● **Data to use**:
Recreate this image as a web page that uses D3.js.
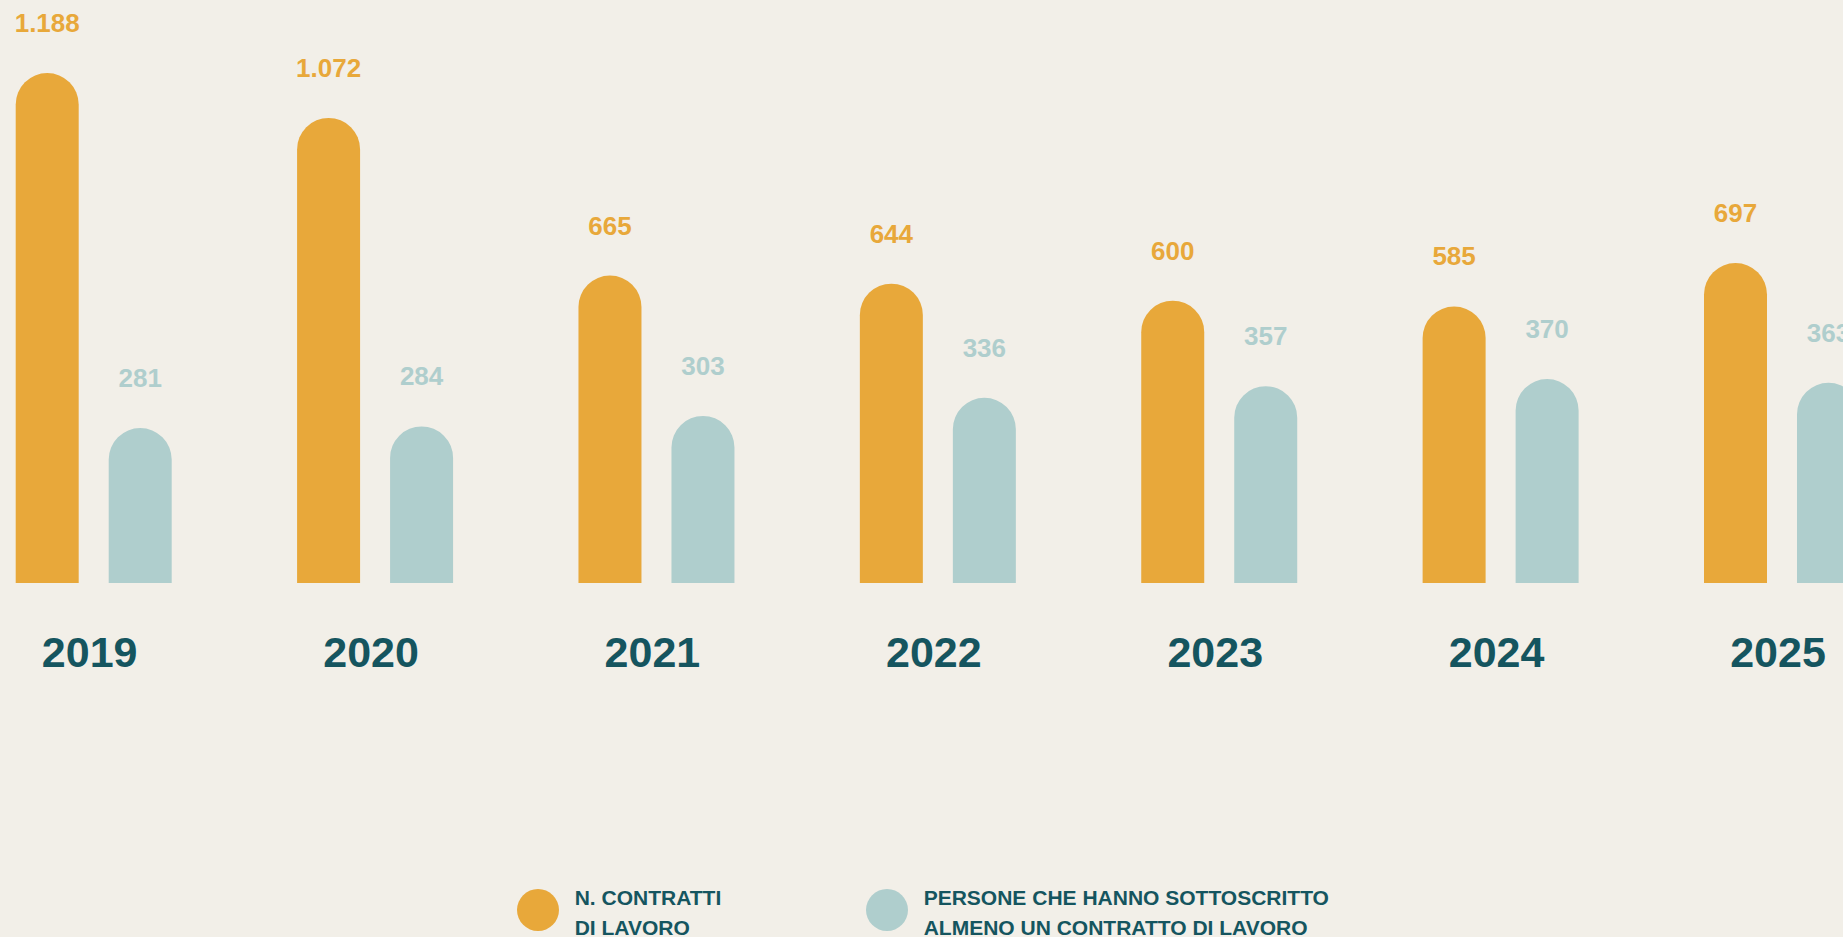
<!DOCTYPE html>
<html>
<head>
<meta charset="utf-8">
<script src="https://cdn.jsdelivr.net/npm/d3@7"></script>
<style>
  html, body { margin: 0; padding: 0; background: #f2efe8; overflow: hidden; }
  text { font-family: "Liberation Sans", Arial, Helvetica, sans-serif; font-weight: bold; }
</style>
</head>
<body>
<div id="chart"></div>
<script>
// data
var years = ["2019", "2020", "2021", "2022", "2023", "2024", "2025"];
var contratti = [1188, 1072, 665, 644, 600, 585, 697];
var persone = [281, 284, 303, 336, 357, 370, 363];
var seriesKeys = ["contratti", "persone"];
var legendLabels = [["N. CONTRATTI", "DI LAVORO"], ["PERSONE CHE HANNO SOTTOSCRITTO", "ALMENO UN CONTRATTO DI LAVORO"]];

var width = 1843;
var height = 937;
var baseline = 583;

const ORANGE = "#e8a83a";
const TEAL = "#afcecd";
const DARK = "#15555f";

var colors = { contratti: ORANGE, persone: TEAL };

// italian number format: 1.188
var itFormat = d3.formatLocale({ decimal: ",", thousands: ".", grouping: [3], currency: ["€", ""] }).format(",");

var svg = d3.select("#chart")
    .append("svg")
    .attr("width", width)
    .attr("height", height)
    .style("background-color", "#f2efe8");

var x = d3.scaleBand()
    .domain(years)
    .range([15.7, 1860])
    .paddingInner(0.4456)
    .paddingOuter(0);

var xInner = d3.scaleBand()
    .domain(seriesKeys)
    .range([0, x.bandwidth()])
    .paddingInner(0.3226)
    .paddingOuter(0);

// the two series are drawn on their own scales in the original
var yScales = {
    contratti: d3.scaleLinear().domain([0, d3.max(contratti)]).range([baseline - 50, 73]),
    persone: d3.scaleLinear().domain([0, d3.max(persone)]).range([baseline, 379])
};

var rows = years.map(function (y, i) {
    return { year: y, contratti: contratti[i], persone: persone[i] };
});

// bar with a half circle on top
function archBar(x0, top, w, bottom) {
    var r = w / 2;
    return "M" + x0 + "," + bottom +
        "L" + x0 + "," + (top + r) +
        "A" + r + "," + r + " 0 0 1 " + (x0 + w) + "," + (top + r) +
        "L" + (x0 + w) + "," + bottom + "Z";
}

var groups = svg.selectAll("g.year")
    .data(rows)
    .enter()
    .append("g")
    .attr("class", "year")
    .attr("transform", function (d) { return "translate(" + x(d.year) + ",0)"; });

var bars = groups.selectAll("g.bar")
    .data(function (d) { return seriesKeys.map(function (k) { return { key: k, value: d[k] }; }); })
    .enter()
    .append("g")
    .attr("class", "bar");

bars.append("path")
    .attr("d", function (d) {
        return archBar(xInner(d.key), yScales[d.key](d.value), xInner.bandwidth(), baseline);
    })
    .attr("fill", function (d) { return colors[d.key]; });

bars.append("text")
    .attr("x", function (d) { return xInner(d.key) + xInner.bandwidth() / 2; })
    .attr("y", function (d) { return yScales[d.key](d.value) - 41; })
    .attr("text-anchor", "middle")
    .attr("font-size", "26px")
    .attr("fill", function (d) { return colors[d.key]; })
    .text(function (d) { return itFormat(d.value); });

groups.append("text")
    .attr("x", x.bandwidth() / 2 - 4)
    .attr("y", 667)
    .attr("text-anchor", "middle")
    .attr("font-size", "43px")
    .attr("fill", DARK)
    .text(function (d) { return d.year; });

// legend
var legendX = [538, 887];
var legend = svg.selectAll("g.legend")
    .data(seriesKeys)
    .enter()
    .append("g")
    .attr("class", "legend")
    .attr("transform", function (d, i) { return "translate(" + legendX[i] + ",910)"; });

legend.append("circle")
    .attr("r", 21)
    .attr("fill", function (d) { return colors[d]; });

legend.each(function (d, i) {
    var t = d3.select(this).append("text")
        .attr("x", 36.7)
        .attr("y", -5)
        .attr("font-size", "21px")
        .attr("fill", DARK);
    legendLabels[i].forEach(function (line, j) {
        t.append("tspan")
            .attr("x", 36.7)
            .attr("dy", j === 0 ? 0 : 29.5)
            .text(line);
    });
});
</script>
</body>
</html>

...

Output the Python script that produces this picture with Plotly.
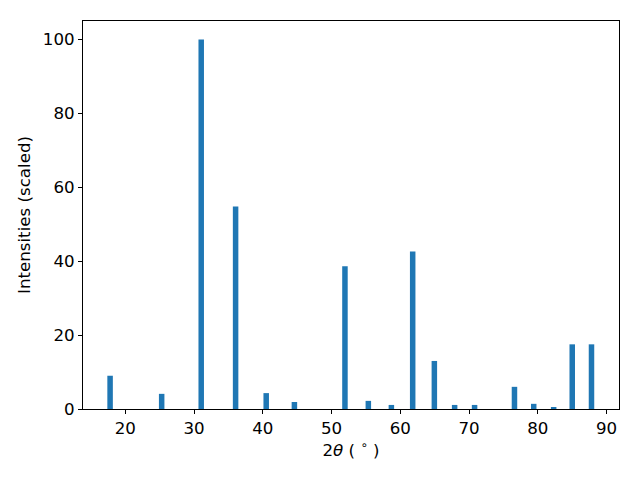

● **Objective**:
Restate word for word the lines that begin at the one with "Recreate this image" and end at the one with "ORANGE, persone: TEAL", including both, and leave every picture aside.

● **Right answer**:
Recreate this image as a web page that uses D3.js.
<!DOCTYPE html>
<html>
<head>
<meta charset="utf-8">
<script src="https://cdn.jsdelivr.net/npm/d3@7"></script>
<style>
  html, body { margin: 0; padding: 0; background: #f2efe8; overflow: hidden; }
  text { font-family: "Liberation Sans", Arial, Helvetica, sans-serif; font-weight: bold; }
</style>
</head>
<body>
<div id="chart"></div>
<script>
// data
var years = ["2019", "2020", "2021", "2022", "2023", "2024", "2025"];
var contratti = [1188, 1072, 665, 644, 600, 585, 697];
var persone = [281, 284, 303, 336, 357, 370, 363];
var seriesKeys = ["contratti", "persone"];
var legendLabels = [["N. CONTRATTI", "DI LAVORO"], ["PERSONE CHE HANNO SOTTOSCRITTO", "ALMENO UN CONTRATTO DI LAVORO"]];

var width = 1843;
var height = 937;
var baseline = 583;

const ORANGE = "#e8a83a";
const TEAL = "#afcecd";
const DARK = "#15555f";

var colors = { contratti: ORANGE, persone: TEAL };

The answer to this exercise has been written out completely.